Guantánamo Bay first came to the US naval strategists’ attention because of its location along the Windward Passage. Alfred Thayer Mahan, one of the greatest naval strategists of his day, envisioned the Caribbean as strategic for mainland defense and necessary for a one-ocean navy to serve in two oceans with the Panama Canal. One of Navy’s major goals was to ensure European powers, specifically Germany, did not establish a regional presence. Naval war games up until WWII pushed GTMO to the periphery, as it was only included as a coaling station. The concerns about German invasion limited GTMO’s strategic value as planners believed the only way to hold the installation was with ships in the bay.

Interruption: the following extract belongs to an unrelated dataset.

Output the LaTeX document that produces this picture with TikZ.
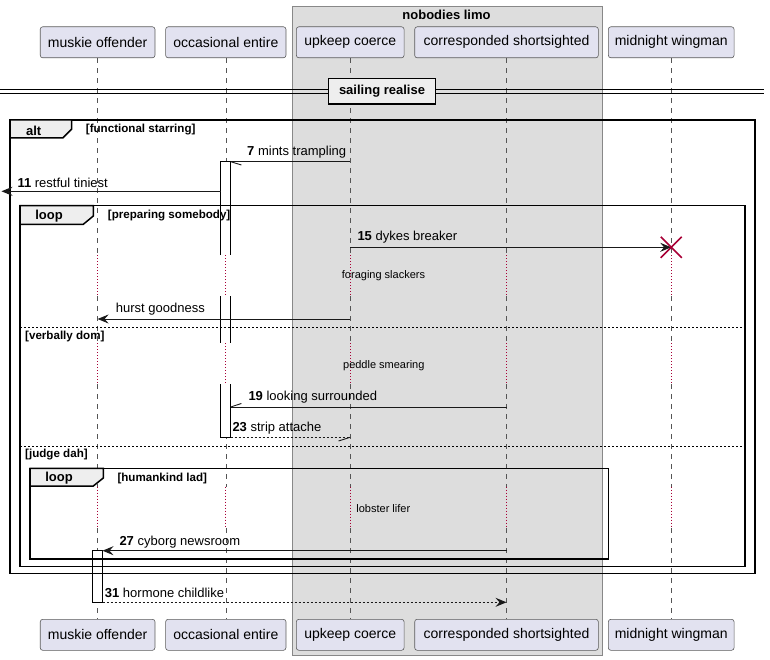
\documentclass[tikz,border=0pt]{standalone}
\usepackage{fontspec}
\setmainfont{Liberation Sans}
\usetikzlibrary{arrows.meta}
\definecolor{partfill}{HTML}{E2E2F0}
\definecolor{partline}{HTML}{5B5B5B}
\definecolor{grpfill}{HTML}{DDDDDD}
\definecolor{grpline}{HTML}{888888}
\definecolor{tabfill}{HTML}{EEEEEE}
\definecolor{lifecol}{HTML}{555555}
\definecolor{delayred}{HTML}{A80036}
\tikzset{
  part/.style={draw=partline, fill=partfill, rounded corners=2.5pt, line width=0.6pt,
    inner sep=0pt, minimum height=31pt, font=\fontsize{14}{16}\selectfont},
  life/.style={draw=lifecol, line width=0.6pt, dash pattern=on 5pt off 5pt},
  delay/.style={draw=delayred, line width=0.8pt, dash pattern=on 1pt off 2pt},
  framebox/.style={draw=black, line width=1.5pt},
  tabbox/.style={draw=black, line width=1.5pt, fill=tabfill},
  msg/.style={draw=black!90, line width=0.9pt},
  retmsg/.style={msg, dash pattern=on 2pt off 2pt},
  head/.style={-{Stealth[length=11pt,width=9pt,inset=4pt]}},
  mlabel/.style={anchor=west, inner sep=0pt, font=\fontsize{13}{15}\selectfont},
  cond/.style={anchor=west, inner sep=0pt, font=\bfseries\fontsize{11.6}{13}\selectfont},
  tabtxt/.style={inner sep=0pt, font=\bfseries\fontsize{13}{15}\selectfont},
  delaytxt/.style={inner sep=0pt, font=\fontsize{11}{13}\selectfont},
  sepline/.style={draw=black, line width=0.8pt, dash pattern=on 2pt off 2pt},
  actbar/.style={draw=black, line width=0.8pt},
}
\begin{document}
\begin{tikzpicture}[x=1pt,y=-1pt]
\useasboundingbox (0,0) rectangle (770,660);

% box around the grouped participants
\filldraw[fill=grpfill, draw=grpline, line width=0.8pt] (292.7,6.3) rectangle (602.3,655);
\node[tabtxt] (grp) at (446.5,14.7) {nobodies limo};

% participants, top and bottom
\node[part, minimum width=114.7pt] (mo) at (97.6,42.3) {muskie offender};
\node[part, minimum width=120.3pt] (oe) at (225.8,42.3) {occasional entire};
\node[part, minimum width=107.7pt] (uc) at (350.2,42.3) {upkeep coerce};
\node[part, minimum width=183.6pt] (cs) at (506.5,42.3) {corresponded shortsighted};
\node[part, minimum width=125.7pt] (mw) at (671.2,42.3) {midnight wingman};
\node[part, minimum width=114.7pt] (mob) at (97.6,634.8) {muskie offender};
\node[part, minimum width=120.3pt] (oeb) at (225.8,634.8) {occasional entire};
\node[part, minimum width=107.7pt] (ucb) at (350.2,634.8) {upkeep coerce};
\node[part, minimum width=183.6pt] (csb) at (506.5,634.8) {corresponded shortsighted};
\node[part, minimum width=125.7pt] (mwb) at (671.2,634.8) {midnight wingman};

% lifelines, dotted through the delays
\foreach \p/\q in {mo/mob,oe/oeb,uc/ucb,cs/csb,mw/mwb}{
  \draw[life] (\p.south) -- (\p |- 0,255);
  \draw[delay] (\p |- 0,255) -- (\p |- 0,296);
  \draw[life] (\p |- 0,296) -- (\p |- 0,343.3);
  \draw[delay] (\p |- 0,343.3) -- (\p |- 0,384.3);
  \draw[life] (\p |- 0,384.3) -- (\p |- 0,486.5);
  \draw[delay] (\p |- 0,486.5) -- (\p |- 0,528.3);
  \draw[life] (\p |- 0,528.3) -- (\q.north);
}

% activation of occasional entire (broken at the delays)
\fill[white] (220.7,161.7) rectangle (230.7,255);
\fill[white] (220.7,296) rectangle (230.7,343.3);
\fill[white] (220.7,384.3) rectangle (230.7,437.3);
\draw[actbar] (220.7,255) -- (220.7,161.7) -- (230.7,161.7) -- (230.7,255);
\draw[actbar] (220.7,296) -- (220.7,343.3) (230.7,296) -- (230.7,343.3);
\draw[actbar] (220.7,384.3) -- (220.7,437.3) -- (230.7,437.3) -- (230.7,384.3);

% activation of muskie offender
\filldraw[actbar, fill=white] (92.5,550.7) rectangle (102.5,602.3);

% divider
\draw[line width=1pt] (0,90) -- (764,90);
\draw[line width=1pt] (0,93.3) -- (764,93.3);
\node[draw=black, line width=1.5pt, fill=tabfill, minimum width=106.6pt, minimum height=25.7pt,
  inner sep=0pt, font=\bfseries\fontsize{13}{15}\selectfont] (div) at (382,91.2) {sailing realise};

% alt frame
\draw[framebox] (10,120) rectangle (755,573.3);
\draw[tabbox] (10,120) -- (71.7,120) -- (71.7,129) -- (62.7,138) -- (10,138) -- cycle;
\node[tabtxt] (altlbl) at (33.7,130.5) {alt};
\node[cond] (altc) at (85.7,130) {[functional starring]};

% outer loop frame
\draw[framebox] (20,205.7) rectangle (745,566.7);
\draw[tabbox] (20,205.7) -- (93.3,205.7) -- (93.3,216) -- (83.3,224.3) -- (20,224.3) -- cycle;
\node[tabtxt] (loopa) at (49,216.3) {loop};
\node[cond] (loopac) at (107.7,216) {[preparing somebody]};

% alternative separators
\draw[sepline] (20,327.7) -- (745,327.7);
\node[cond] (verb) at (25,336.3) {[verbally dom]};
\draw[sepline] (20,446.3) -- (745,446.3);
\node[cond] (judge) at (25,454.5) {[judge dah]};

% inner loop frame
\draw[framebox] (30,468.3) rectangle (608.7,559);
\draw[tabbox] (30,468.3) -- (103.3,468.3) -- (103.3,478) -- (93.3,486) -- (30,486) -- cycle;
\node[tabtxt] (loopb) at (59,478.5) {loop};
\node[cond] (loopbc) at (117.3,478.3) {[humankind lad]};

% delay texts
\node[delaytxt] (d1) at (383.5,276) {foraging slackers};
\node[delaytxt] (d2) at (383.8,365.7) {peddle smearing};
\node[delaytxt] (d3) at (383.3,508.3) {lobster lifer};

% message endpoints
\coordinate (a7) at (uc |- 0,161.7);   \coordinate (b7) at (230.7,161.7);
\coordinate (a11) at (220.7,191.3);    \coordinate (b11) at (1.5,191.3);
\coordinate (a15) at (uc |- 0,247.3);  \coordinate (b15) at (mw |- 0,247.3);
\coordinate (ah) at (uc |- 0,319);     \coordinate (bh) at (mo |- 0,319);
\coordinate (a19) at (cs |- 0,407);    \coordinate (b19) at (230.7,407);
\coordinate (a23) at (230.7,437.3);    \coordinate (b23) at (uc |- 0,437.3);
\coordinate (a27) at (cs |- 0,550.7);  \coordinate (b27) at (102.5,550.7);
\coordinate (a31) at (102.5,602.3);    \coordinate (b31) at (cs |- 0,602.3);

% messages
\draw[msg] (a7) -- (b7);
\draw[msg] (b7) -- ++(10.7,3.3);
\node[mlabel] (l7) at (247,151.7) {\textbf{7} mints trampling};

\draw[msg, head] (a11) -- (b11);
\node[mlabel] (l11) at (17.3,182.7) {\textbf{11} restful tiniest};

\draw[msg, head] (a15) -- (b15);
\node[mlabel] (l15) at (357.3,237.3) {\textbf{15} dykes breaker};
\draw[delayred, line width=1.6pt] (b15) ++(-10.5,-10.5) -- ++(21,21);
\draw[delayred, line width=1.6pt] (b15) ++(-10.5,10.5) -- ++(21,-21);

\draw[msg, head] (ah) -- (bh);
\node[mlabel] (lh) at (115.7,309.3) {hurst goodness};

\draw[msg] (a19) -- (b19);
\draw[msg] (b19) -- ++(10.7,-3.5);
\node[mlabel] (l19) at (248.3,397.3) {\textbf{19} looking surrounded};

\draw[retmsg] (a23) -- (b23);
\draw[msg] (b23) -- ++(-11.7,3.7);
\node[mlabel] (l23) at (232.3,428.3) {\textbf{23} strip attache};

\draw[msg, head] (a27) -- (b27);
\node[mlabel] (l27) at (119.3,541.7) {\textbf{27} cyborg newsroom};

\draw[retmsg, head] (a31) -- (b31);
\node[mlabel] (l31) at (104.7,593.3) {\textbf{31} hormone childlike};
\end{tikzpicture}
\end{document}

The military intervened to stabilize the region as a way of keeping Europeans out and protecting US interests. Marines stationed at GTMO were sent to calm political unrest in Hispaniola, resulting in two occupations: Haiti (1915-1934) and the Dominican Republic (1916-1924). Cuba received the greatest attention from GTMO. In 1906, a Marine encampment was built outside Havana so the US could run a provisional government with the president and his opposition. Six years later, Marines were dispatched to protect US interests during the race war. Afro-Cubans specifically targeted American property in the Oriente Province to force US military invention to assert their rights in Havana. From 1916 to 1922, Marines stabilize the country after another fraudulent election. Inventions in Cuba and throughout the Caribbean confirmed GTMO’s strategic value to the US Navy before WWII.